Scholars from around the world will gather at UCLA today for a three-day conference on invective called "Savage Words: Invective as a Literary Genre." How appropriate. There's a twisted logic buried in the notion of holding an academic conference about insults in a city that few have a kind word for.
Organized by UCLA's Massimo Ciavolella, Professor of Comparative Literature and Italian, and Gianluca Rizzo, Ph.D. candidate, the conference grew out of discussions between Dr. Ciavolella and his colleague, Dr. Kirstie McClure, about the decline in well-crafted vilification. He attributes this incivility disability to the decline in critical writing. Dr. Ciavolella agrees that the rhetorical tool is the victim of the Internet Age. "The Internet hinders the genre, " he says, "Everything goes so fast, there's no space [to savor a well turned put down] in public. Every thing is an insult and there's so much of it at the same time that it drowns out, floods the culture, diluting the sting, especially of political invective." Dr. McClure will address this problem directly in her talk, "Democracies, Discipline and the End of Invective," on Saturday afternoon.

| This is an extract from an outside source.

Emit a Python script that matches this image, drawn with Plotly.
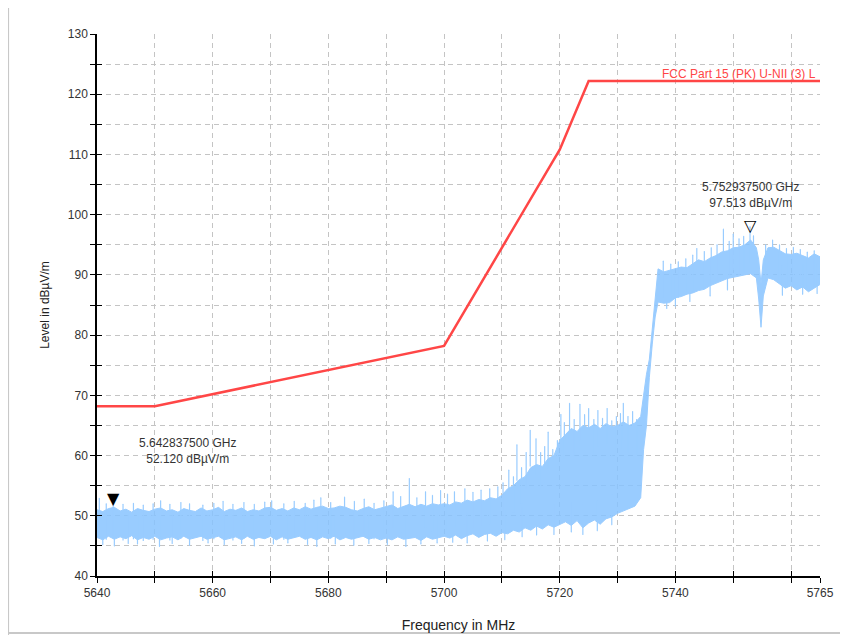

As participants will show, verbal vituperation once flourished on the streets and the salons of the ancient world, early modern Europe and beyond. Dr. Ciavolella urges readers to consult the works of Petrarch and Ben Jonson for stellar examples of the age. Fans of contemporary philosophy should get a kick out of hearing Remo Bodei, Professor of History of Philosophy at the University of Pisa and Professor in Residence at UCLA, take on "The Righteous Wrath." He's a star of the Modena Philosophy Festival which attracts 100,000 visitors each year.
While Professor Ciavolella agrees that it is hard to imagine that happening in Los Angeles, he has no harsh words for our crazy, dysfunctional city. "I can't say anything bad about L.A., " he demurs, "I love this city. It is a city always on the edge of disaster, fascinating. I don't have invective for it, though the political class of the city and state deserves invective, especially those more interested in their own interests than the welfare of the area."